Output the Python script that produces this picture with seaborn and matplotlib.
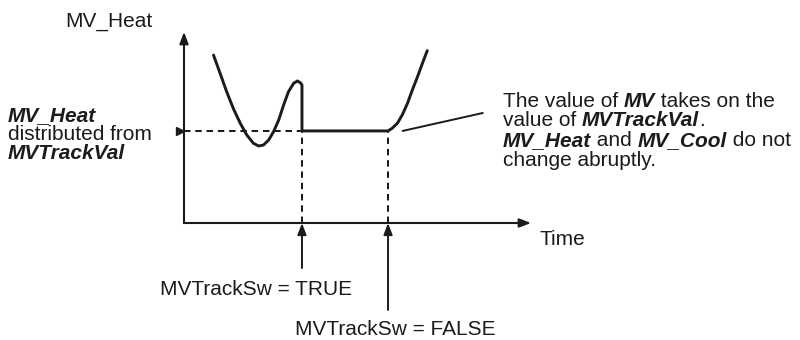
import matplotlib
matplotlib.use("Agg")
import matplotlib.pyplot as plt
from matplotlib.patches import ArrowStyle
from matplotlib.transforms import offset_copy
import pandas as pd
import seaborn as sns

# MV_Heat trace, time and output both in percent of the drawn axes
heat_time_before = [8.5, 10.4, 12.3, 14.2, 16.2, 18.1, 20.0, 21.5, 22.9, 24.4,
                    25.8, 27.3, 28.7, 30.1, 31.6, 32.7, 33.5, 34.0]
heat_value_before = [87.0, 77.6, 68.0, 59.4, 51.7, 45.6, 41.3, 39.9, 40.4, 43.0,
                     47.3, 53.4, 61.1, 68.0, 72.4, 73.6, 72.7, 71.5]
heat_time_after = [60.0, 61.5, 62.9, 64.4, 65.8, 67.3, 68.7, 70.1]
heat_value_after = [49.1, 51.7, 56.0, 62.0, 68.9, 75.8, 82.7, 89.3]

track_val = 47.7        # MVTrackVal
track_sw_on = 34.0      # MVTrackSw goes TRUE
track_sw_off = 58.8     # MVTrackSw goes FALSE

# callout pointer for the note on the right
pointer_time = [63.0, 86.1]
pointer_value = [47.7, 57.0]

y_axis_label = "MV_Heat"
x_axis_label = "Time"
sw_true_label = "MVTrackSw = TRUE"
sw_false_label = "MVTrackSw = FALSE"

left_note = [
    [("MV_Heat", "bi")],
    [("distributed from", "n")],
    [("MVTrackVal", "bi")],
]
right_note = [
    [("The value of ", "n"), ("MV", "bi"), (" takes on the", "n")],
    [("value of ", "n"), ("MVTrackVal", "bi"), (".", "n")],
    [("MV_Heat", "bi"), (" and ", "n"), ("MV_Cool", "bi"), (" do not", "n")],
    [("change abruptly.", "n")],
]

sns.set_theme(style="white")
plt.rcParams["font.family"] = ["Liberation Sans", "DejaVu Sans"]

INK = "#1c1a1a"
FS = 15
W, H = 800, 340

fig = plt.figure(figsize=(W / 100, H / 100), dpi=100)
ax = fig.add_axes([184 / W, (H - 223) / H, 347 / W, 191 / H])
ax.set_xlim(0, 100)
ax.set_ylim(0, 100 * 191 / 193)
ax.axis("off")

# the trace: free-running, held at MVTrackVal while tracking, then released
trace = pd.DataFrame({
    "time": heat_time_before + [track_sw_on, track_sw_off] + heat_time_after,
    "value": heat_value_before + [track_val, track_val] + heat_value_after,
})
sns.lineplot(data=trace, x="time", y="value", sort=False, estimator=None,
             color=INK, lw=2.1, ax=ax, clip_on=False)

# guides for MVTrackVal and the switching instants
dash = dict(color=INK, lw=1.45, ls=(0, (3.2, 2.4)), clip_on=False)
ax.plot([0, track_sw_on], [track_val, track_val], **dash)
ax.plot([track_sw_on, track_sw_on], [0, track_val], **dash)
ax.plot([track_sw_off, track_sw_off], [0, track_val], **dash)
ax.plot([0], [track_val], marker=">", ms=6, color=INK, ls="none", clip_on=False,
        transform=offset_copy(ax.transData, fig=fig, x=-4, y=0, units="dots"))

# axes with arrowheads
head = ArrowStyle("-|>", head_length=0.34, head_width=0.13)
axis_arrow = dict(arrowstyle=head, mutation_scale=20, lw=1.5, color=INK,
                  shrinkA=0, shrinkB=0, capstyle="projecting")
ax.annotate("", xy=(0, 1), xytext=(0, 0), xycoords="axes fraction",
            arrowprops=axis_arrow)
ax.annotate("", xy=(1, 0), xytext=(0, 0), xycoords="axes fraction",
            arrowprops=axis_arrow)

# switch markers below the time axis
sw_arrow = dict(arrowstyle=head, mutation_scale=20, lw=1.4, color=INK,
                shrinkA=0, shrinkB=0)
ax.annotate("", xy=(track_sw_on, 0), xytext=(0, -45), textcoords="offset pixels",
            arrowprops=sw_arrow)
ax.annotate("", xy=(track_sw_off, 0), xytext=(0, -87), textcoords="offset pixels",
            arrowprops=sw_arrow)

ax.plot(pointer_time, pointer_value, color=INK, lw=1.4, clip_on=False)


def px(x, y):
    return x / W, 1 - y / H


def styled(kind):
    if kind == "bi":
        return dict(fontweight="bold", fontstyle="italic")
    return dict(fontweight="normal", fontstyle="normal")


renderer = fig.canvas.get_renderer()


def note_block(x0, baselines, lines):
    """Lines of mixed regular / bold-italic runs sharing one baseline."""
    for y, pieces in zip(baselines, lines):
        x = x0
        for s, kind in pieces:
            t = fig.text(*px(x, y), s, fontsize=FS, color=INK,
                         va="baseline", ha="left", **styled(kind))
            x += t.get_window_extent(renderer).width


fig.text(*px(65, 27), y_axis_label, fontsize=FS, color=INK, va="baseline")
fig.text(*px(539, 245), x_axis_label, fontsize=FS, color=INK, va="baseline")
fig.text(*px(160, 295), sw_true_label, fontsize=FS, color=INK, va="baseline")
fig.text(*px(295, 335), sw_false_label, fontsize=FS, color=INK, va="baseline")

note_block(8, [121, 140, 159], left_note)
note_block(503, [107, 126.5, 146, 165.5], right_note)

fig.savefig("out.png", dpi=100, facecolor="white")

****************

- Instructions for the task -
Reproduce the whole listing word for word, setting aside any pictures.

- Reply -
Output the Python script that produces this picture with seaborn and matplotlib.
import matplotlib
matplotlib.use("Agg")
import matplotlib.pyplot as plt
from matplotlib.patches import ArrowStyle
from matplotlib.transforms import offset_copy
import pandas as pd
import seaborn as sns

# MV_Heat trace, time and output both in percent of the drawn axes
heat_time_before = [8.5, 10.4, 12.3, 14.2, 16.2, 18.1, 20.0, 21.5, 22.9, 24.4,
                    25.8, 27.3, 28.7, 30.1, 31.6, 32.7, 33.5, 34.0]
heat_value_before = [87.0, 77.6, 68.0, 59.4, 51.7, 45.6, 41.3, 39.9, 40.4, 43.0,
                     47.3, 53.4, 61.1, 68.0, 72.4, 73.6, 72.7, 71.5]
heat_time_after = [60.0, 61.5, 62.9, 64.4, 65.8, 67.3, 68.7, 70.1]
heat_value_after = [49.1, 51.7, 56.0, 62.0, 68.9, 75.8, 82.7, 89.3]

track_val = 47.7        # MVTrackVal
track_sw_on = 34.0      # MVTrackSw goes TRUE
track_sw_off = 58.8     # MVTrackSw goes FALSE

# callout pointer for the note on the right
pointer_time = [63.0, 86.1]
pointer_value = [47.7, 57.0]

y_axis_label = "MV_Heat"
x_axis_label = "Time"
sw_true_label = "MVTrackSw = TRUE"
sw_false_label = "MVTrackSw = FALSE"

left_note = [
    [("MV_Heat", "bi")],
    [("distributed from", "n")],
    [("MVTrackVal", "bi")],
]
right_note = [
    [("The value of ", "n"), ("MV", "bi"), (" takes on the", "n")],
    [("value of ", "n"), ("MVTrackVal", "bi"), (".", "n")],
    [("MV_Heat", "bi"), (" and ", "n"), ("MV_Cool", "bi"), (" do not", "n")],
    [("change abruptly.", "n")],
]

sns.set_theme(style="white")
plt.rcParams["font.family"] = ["Liberation Sans", "DejaVu Sans"]

INK = "#1c1a1a"
FS = 15
W, H = 800, 340

fig = plt.figure(figsize=(W / 100, H / 100), dpi=100)
ax = fig.add_axes([184 / W, (H - 223) / H, 347 / W, 191 / H])
ax.set_xlim(0, 100)
ax.set_ylim(0, 100 * 191 / 193)
ax.axis("off")

# the trace: free-running, held at MVTrackVal while tracking, then released
trace = pd.DataFrame({
    "time": heat_time_before + [track_sw_on, track_sw_off] + heat_time_after,
    "value": heat_value_before + [track_val, track_val] + heat_value_after,
})
sns.lineplot(data=trace, x="time", y="value", sort=False, estimator=None,
             color=INK, lw=2.1, ax=ax, clip_on=False)

# guides for MVTrackVal and the switching instants
dash = dict(color=INK, lw=1.45, ls=(0, (3.2, 2.4)), clip_on=False)
ax.plot([0, track_sw_on], [track_val, track_val], **dash)
ax.plot([track_sw_on, track_sw_on], [0, track_val], **dash)
ax.plot([track_sw_off, track_sw_off], [0, track_val], **dash)
ax.plot([0], [track_val], marker=">", ms=6, color=INK, ls="none", clip_on=False,
        transform=offset_copy(ax.transData, fig=fig, x=-4, y=0, units="dots"))

# axes with arrowheads
head = ArrowStyle("-|>", head_length=0.34, head_width=0.13)
axis_arrow = dict(arrowstyle=head, mutation_scale=20, lw=1.5, color=INK,
                  shrinkA=0, shrinkB=0, capstyle="projecting")
ax.annotate("", xy=(0, 1), xytext=(0, 0), xycoords="axes fraction",
            arrowprops=axis_arrow)
ax.annotate("", xy=(1, 0), xytext=(0, 0), xycoords="axes fraction",
            arrowprops=axis_arrow)

# switch markers below the time axis
sw_arrow = dict(arrowstyle=head, mutation_scale=20, lw=1.4, color=INK,
                shrinkA=0, shrinkB=0)
ax.annotate("", xy=(track_sw_on, 0), xytext=(0, -45), textcoords="offset pixels",
            arrowprops=sw_arrow)
ax.annotate("", xy=(track_sw_off, 0), xytext=(0, -87), textcoords="offset pixels",
            arrowprops=sw_arrow)

ax.plot(pointer_time, pointer_value, color=INK, lw=1.4, clip_on=False)


def px(x, y):
    return x / W, 1 - y / H


def styled(kind):
    if kind == "bi":
        return dict(fontweight="bold", fontstyle="italic")
    return dict(fontweight="normal", fontstyle="normal")


renderer = fig.canvas.get_renderer()


def note_block(x0, baselines, lines):
    """Lines of mixed regular / bold-italic runs sharing one baseline."""
    for y, pieces in zip(baselines, lines):
        x = x0
        for s, kind in pieces:
            t = fig.text(*px(x, y), s, fontsize=FS, color=INK,
                         va="baseline", ha="left", **styled(kind))
            x += t.get_window_extent(renderer).width


fig.text(*px(65, 27), y_axis_label, fontsize=FS, color=INK, va="baseline")
fig.text(*px(539, 245), x_axis_label, fontsize=FS, color=INK, va="baseline")
fig.text(*px(160, 295), sw_true_label, fontsize=FS, color=INK, va="baseline")
fig.text(*px(295, 335), sw_false_label, fontsize=FS, color=INK, va="baseline")

note_block(8, [121, 140, 159], left_note)
note_block(503, [107, 126.5, 146, 165.5], right_note)

fig.savefig("out.png", dpi=100, facecolor="white")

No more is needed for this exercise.